American smoothie chain

Planet Smoothie is the third largest American chain of smoothie stores serving smoothies. The company was founded in 1995 by Martin Sprock in Atlanta, Georgia, and currently operates more than 100 locations.

== History ==

In November, 2011, Planet Smoothie was acquired by Tasti D-Lite LLC who also operates Tasti D-Lite stores.
In June 2015, Quick-Service Restaurant Franchisor Kahala Brands purchased both Planet Smoothie and Tasti D-Lite in a deal that brings their 128 locations into the portfolio of about a dozen fast food, treat and sandwich chains such as Blimpie and Cold Stone Creamery owned by the Serruya family of Canada.

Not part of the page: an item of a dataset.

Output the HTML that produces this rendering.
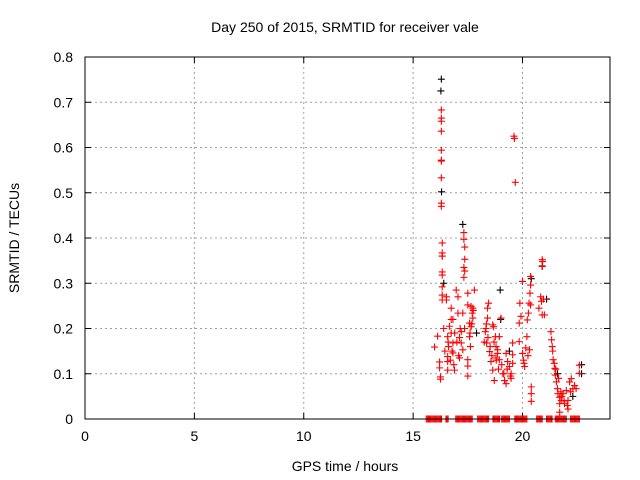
<!DOCTYPE html>
<html><head><meta charset="utf-8"><style>
body{margin:0;background:#fff;}
svg{display:block;font-family:"Liberation Sans",sans-serif;}
</style></head><body>
<svg id="chart" width="640" height="480"></svg>
<script>
const xTicks=[0,5,10,15,20];
const yTicks=[0,0.1,0.2,0.3,0.4,0.5,0.6,0.7,0.8];
const yTickLabels=["0","0.1","0.2","0.3","0.4","0.5","0.6","0.7","0.8"];
const redHours=[16.29,16.29,16.29,16.29,16.29,16.29,16.29,16.29,16.29,16.29,16.33,16.33,16.33,16.33,16.33,16.33,16.33,16.33,16.33,
16.12,15.98,16.21,16.21,16.25,16.25,16.52,16.52,16.58,16.62,16.58,16.58,16.58,16.74,16.74,16.66,16.82,16.74,16.82,16.82,16.89,16.97,17.05,17.05,17.12,17.12,17.2,
17.32,17.32,17.36,17.36,17.32,17.36,17.32,17.27,17.35,17.2,17.27,17.5,17.5,17.5,17.5,17.5,17.58,17.58,17.62,17.65,17.7,17.73,17.65,17.8,17.73,17.75,
18.45,18.4,18.4,18.33,18.3,18.25,18.36,18.5,18.56,18.64,18.71,18.64,18.68,18.76,18.79,18.86,18.94,19.02,18.94,18.86,18.79,19.1,19.18,19.25,19.32,19.25,19.4,19.48,19.48,19.55,19.55,19.55,
19.63,19.61,19.67,19.85,19.85,19.88,20.0,19.93,20.0,20.07,20.1,20.15,20.2,20.22,20.27,20.3,20.34,20.37,20.37,20.32,20.4,20.4,20.4,20.37,
20.75,20.83,20.87,20.9,20.92,20.9,20.9,21.0,20.96,21.3,21.33,21.36,21.4,21.45,21.48,21.5,21.55,21.6,21.62,21.7,21.7,21.7,21.77,21.85,21.92,22.0,22.08,22.08,22.15,22.23,22.3,22.38,22.45,22.6,22.6,
16.4,16.45,16.6,16.7,16.78,16.86,16.9,17.0,17.08,17.15,17.6,17.68,18.35,18.42,18.52,18.6,18.7,18.8,18.9,19.05,19.15,19.3,19.45,20.05,20.25,21.38,21.52,21.65,21.75,21.8,21.9,22.05,22.2];
const redValues=[0.683,0.665,0.658,0.636,0.594,0.572,0.533,0.477,0.47,0.57,0.389,0.367,0.36,0.36,0.325,0.318,0.292,0.274,0.263,
0.183,0.159,0.126,0.113,0.093,0.088,0.263,0.27,0.182,0.16,0.138,0.127,0.108,0.245,0.22,0.205,0.22,0.19,0.168,0.146,0.108,0.285,0.27,0.234,0.18,0.135,0.168,
0.412,0.397,0.38,0.353,0.335,0.327,0.313,0.234,0.2,0.193,0.153,0.278,0.252,0.131,0.117,0.095,0.212,0.182,0.16,0.249,0.234,0.223,0.204,0.285,0.245,0.24,
0.256,0.245,0.223,0.2,0.193,0.17,0.168,0.149,0.127,0.108,0.085,0.208,0.204,0.182,0.16,0.153,0.182,0.223,0.131,0.145,0.135,0.1,0.085,0.145,0.127,0.078,0.116,0.1,0.09,0.168,0.142,0.123,
0.62,0.625,0.523,0.212,0.171,0.256,0.304,0.227,0.145,0.123,0.116,0.157,0.182,0.219,0.234,0.256,0.278,0.296,0.315,0.153,0.071,0.056,0.039,0.252,
0.245,0.27,0.26,0.352,0.348,0.337,0.23,0.23,0.265,0.193,0.175,0.16,0.131,0.123,0.112,0.097,0.082,0.067,0.056,0.048,0.034,0.015,0.041,0.056,0.034,0.063,0.041,0.022,0.082,0.089,0.067,0.074,0.067,0.119,0.101,
0.2,0.15,0.17,0.13,0.15,0.12,0.19,0.17,0.14,0.2,0.19,0.21,0.21,0.18,0.16,0.14,0.17,0.13,0.11,0.12,0.1,0.11,0.095,0.13,0.14,0.15,0.11,0.09,0.06,0.05,0.04,0.03,0.06];
const zeroHours=[15.6,15.65,15.7,15.75,15.8,15.85,15.9,15.95,16.0,16.05,16.1,16.15,16.2,16.25,16.3,
16.5,16.55,16.6,
16.95,17.0,17.05,17.1,17.15,17.2,17.25,17.3,17.35,17.4,17.45,17.5,17.55,17.6,17.65,17.7,
17.95,18.0,18.05,18.1,18.15,18.2,18.25,18.3,18.35,18.4,18.45,
18.65,18.7,18.75,18.8,18.85,18.9,18.95,
19.05,19.1,19.15,19.2,19.25,19.3,19.35,19.4,
19.65,19.7,19.75,19.8,19.85,19.9,19.95,20.0,20.05,20.1,20.15,20.2,
20.65,20.7,20.75,20.8,20.85,20.9,
21.1,21.15,21.2,21.25,21.3,21.35,
21.5,21.55,21.6,21.65,21.7,21.75,21.8,21.85,21.9,21.95,22.0,
22.2,22.25,22.3,22.35,22.4,22.45,22.5,22.55,22.6];
const blackHours=[16.29,16.27,16.3,17.27,18.98,20.4,20.9,21.1,22.7,22.7,19.0,16.4,17.9,19.4,21.6,22.3];
const blackValues=[0.751,0.725,0.502,0.43,0.285,0.31,0.338,0.265,0.12,0.1,0.22,0.3,0.19,0.15,0.1,0.05];

const L=85,R=610,T=57,B=419,xMax=24,yMax=0.8;
const sx=h=>L+(h/xMax)*(R-L);
const sy=v=>B-(v/yMax)*(B-T);
const NS="http://www.w3.org/2000/svg";
const svg=document.getElementById('chart');
function mk(tag,attrs,parent){const e=document.createElementNS(NS,tag);for(const k in attrs)e.setAttribute(k,attrs[k]);(parent||svg).appendChild(e);return e;}

xTicks.forEach(t=>{
  const g=mk('line',{x1:sx(t),x2:sx(t),y1:T,y2:B,stroke:'#a0a0a0','stroke-dasharray':'2,3','stroke-width':1});
  
  
  mk('line',{x1:sx(t),x2:sx(t),y1:B,y2:B-6,stroke:'#000'});
  mk('line',{x1:sx(t),x2:sx(t),y1:T,y2:T+6,stroke:'#000'});
  const tx=mk('text',{x:sx(t),y:B+22,'text-anchor':'middle','font-size':14,fill:'#000'});
  tx.textContent=String(t);
  
  
});
yTicks.forEach((t,i)=>{
  const g=mk('line',{x1:L,x2:R,y1:sy(t),y2:sy(t),stroke:'#a0a0a0','stroke-dasharray':'2,3','stroke-width':1});
  
  
  mk('line',{x1:L,x2:L+6,y1:sy(t),y2:sy(t),stroke:'#000'});
  mk('line',{x1:R,x2:R-6,y1:sy(t),y2:sy(t),stroke:'#000'});
  const tx=mk('text',{x:L-12,y:sy(t)+5,'text-anchor':'end','font-size':14,fill:'#000'});
  tx.textContent=yTickLabels[i];
  
  
});
function cross(h,v,color,name){
  const x=sx(h),y=sy(v);
  const p=mk('path',{d:`M${x-3.5},${y}H${x+3.5}M${x},${y-3.5}V${y+3.5}`,stroke:color,'stroke-width':1.1,fill:'none'});
  
  
}
blackHours.forEach((h,i)=>cross(h,blackValues[i],'#000','black-point'));
redHours.forEach((h,i)=>cross(h,redValues[i],'#ff0000','red-point'));
zeroHours.forEach(h=>cross(h,0,'#ff0000','zero-point'));
const frame=mk('rect',{x:L,y:T,width:R-L,height:B-T,fill:'none',stroke:'#000','stroke-width':1});


</script>
<svg style="position:absolute;left:0;top:0" width="640" height="480">
<text x="345" y="32" text-anchor="middle" font-size="14" font-family="Liberation Sans, sans-serif">Day 250 of 2015, SRMTID for receiver vale</text>
<text x="345" y="471" text-anchor="middle" font-size="14" font-family="Liberation Sans, sans-serif">GPS time / hours</text>
<text x="19" y="238" text-anchor="middle" font-size="14" font-family="Liberation Sans, sans-serif" transform="rotate(-90 19 238)">SRMTID / TECUs</text>
</svg>
</body></html>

Together, the Tasti D-Lite and Planet Smoothie locations will now be run from the Kahala Brands corporate headquarters in Scottsdale, Arizona.
In August 2022, Planet Smoothie expanded operations to Australia with 4 locations opening across Victoria within the first 12 months.

==Advertising ==
In 2007, Planet Smoothie decided to send one person on a trip from Orlando to San Diego to assume the role of Cup Man, the chain's longstanding brand character.

The 22-market "Good for You, Good for the Planet" tour took Cupman coast-to-coast in a biodiesel converted ice cream truck designed to raise awareness of green issues in markets across the country.

Candidates were required to submit a video of why they felt they would make the best Cup Man for the 30-day green trek. Joel Moss Levinson, of Dayton, Ohio was named the winner. For Joel's winning entry, he wrote a song with lines such as “I wanna be your Cupman” and “I’m environmentally responsible, I recycle, reduce and reuse, that’s why I want to drive your car that runs on biodiesel fuel.” Joel garnered enough online votes to be chosen as the company's walking, talking, touring CupMan.

Joel has since won 11 contests — earning more than $200,000 in money and prizes. He has been featured in The New York Times, The Jay Leno Show and an Access Hollywood Rising Star.

===Environmental stewardship===
In 2008, Planet Smoothie, who served its smoothies in cups made of recycled polystyrene and offered the reusable "MacDaddy" insulated travel mug, sponsored a contest to encourage inventors to develop an eco-friendly solution to polystyrene, currently the only cup material in the marketplace that maintains a smoothie's frozen integrity.

==Merger==
Following the acquisition of the Planet Smoothie brand by Tasti D-Lite, several stores began to convert to a dual brand product mix, offering both smoothies and soft serve.